◆ **Task directions**
Write out the opening lines of the data word for word, up to and including the line with "from bokeh.resources import INLINE", and leave every picture and every later line out.

◆ **Recorded information**
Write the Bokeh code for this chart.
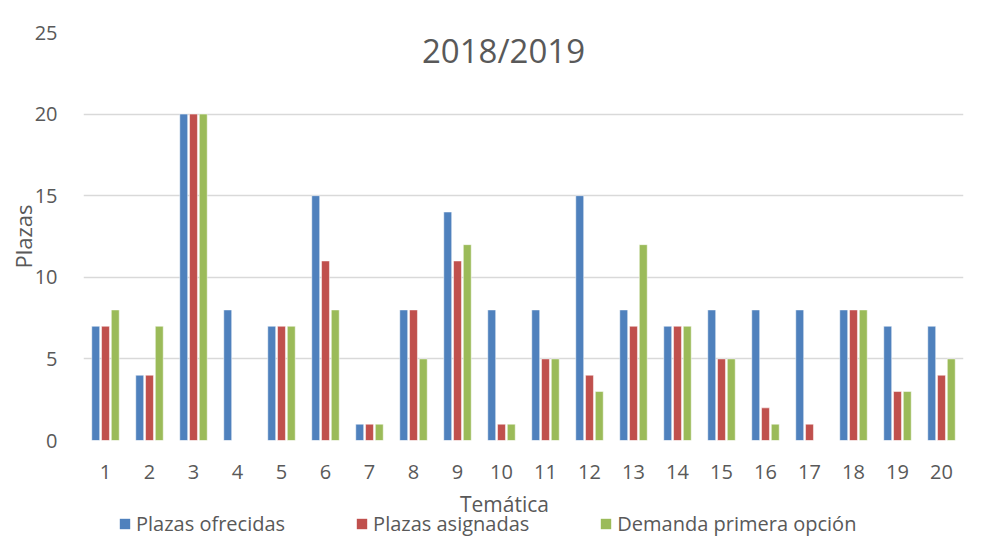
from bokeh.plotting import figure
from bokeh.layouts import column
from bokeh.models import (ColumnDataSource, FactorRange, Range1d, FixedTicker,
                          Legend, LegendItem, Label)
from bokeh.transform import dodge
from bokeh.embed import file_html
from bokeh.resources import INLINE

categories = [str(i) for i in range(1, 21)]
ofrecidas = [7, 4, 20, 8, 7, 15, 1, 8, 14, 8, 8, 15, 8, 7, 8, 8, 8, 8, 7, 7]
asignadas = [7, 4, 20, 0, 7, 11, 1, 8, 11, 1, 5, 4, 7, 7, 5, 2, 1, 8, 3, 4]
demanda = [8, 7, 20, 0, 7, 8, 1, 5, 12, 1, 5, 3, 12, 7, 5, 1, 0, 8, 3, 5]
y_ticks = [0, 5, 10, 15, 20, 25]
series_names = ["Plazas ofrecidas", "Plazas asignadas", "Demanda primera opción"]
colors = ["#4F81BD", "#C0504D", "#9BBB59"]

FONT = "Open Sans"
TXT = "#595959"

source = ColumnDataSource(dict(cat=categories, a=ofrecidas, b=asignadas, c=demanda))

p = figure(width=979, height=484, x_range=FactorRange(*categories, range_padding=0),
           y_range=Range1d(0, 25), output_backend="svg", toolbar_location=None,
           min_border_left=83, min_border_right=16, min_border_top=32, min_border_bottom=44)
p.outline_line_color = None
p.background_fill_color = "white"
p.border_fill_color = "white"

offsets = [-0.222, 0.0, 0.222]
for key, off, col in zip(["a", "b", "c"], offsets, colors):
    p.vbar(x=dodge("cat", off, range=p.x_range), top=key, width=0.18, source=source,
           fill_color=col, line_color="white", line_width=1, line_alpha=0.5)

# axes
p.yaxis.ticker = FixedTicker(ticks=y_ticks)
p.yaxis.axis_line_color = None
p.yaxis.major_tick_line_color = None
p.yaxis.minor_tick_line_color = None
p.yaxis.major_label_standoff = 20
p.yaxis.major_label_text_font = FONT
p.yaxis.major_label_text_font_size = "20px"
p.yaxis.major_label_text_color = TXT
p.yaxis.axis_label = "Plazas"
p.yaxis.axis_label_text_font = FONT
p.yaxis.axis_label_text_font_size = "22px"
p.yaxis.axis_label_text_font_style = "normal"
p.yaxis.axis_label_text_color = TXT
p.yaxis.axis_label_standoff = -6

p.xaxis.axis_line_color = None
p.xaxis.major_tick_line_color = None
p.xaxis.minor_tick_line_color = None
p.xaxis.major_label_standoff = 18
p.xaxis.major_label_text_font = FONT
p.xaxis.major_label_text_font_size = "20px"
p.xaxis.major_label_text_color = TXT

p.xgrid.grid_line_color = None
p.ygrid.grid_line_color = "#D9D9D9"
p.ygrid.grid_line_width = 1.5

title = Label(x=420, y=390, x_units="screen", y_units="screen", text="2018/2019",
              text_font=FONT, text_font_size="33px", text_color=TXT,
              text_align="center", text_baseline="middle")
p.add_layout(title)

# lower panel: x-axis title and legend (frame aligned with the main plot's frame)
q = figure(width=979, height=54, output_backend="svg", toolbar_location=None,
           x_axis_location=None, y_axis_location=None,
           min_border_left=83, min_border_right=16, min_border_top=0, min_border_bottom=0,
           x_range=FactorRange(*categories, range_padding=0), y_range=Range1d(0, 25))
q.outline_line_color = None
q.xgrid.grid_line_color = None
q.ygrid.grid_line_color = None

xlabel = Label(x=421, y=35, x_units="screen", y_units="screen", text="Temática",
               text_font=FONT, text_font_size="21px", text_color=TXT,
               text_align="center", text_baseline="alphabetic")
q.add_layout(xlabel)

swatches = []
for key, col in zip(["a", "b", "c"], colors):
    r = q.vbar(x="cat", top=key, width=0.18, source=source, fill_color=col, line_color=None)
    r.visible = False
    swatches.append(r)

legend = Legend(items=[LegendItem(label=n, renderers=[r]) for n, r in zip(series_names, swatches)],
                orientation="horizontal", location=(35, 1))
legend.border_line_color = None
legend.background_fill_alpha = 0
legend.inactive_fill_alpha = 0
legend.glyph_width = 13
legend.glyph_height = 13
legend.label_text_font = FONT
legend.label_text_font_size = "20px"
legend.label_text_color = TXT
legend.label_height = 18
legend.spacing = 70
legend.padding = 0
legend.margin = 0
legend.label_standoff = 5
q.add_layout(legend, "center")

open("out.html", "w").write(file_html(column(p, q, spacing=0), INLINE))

◆ **Written reply**
Write the Bokeh code for this chart.
from bokeh.plotting import figure
from bokeh.layouts import column
from bokeh.models import (ColumnDataSource, FactorRange, Range1d, FixedTicker,
                          Legend, LegendItem, Label)
from bokeh.transform import dodge
from bokeh.embed import file_html
from bokeh.resources import INLINE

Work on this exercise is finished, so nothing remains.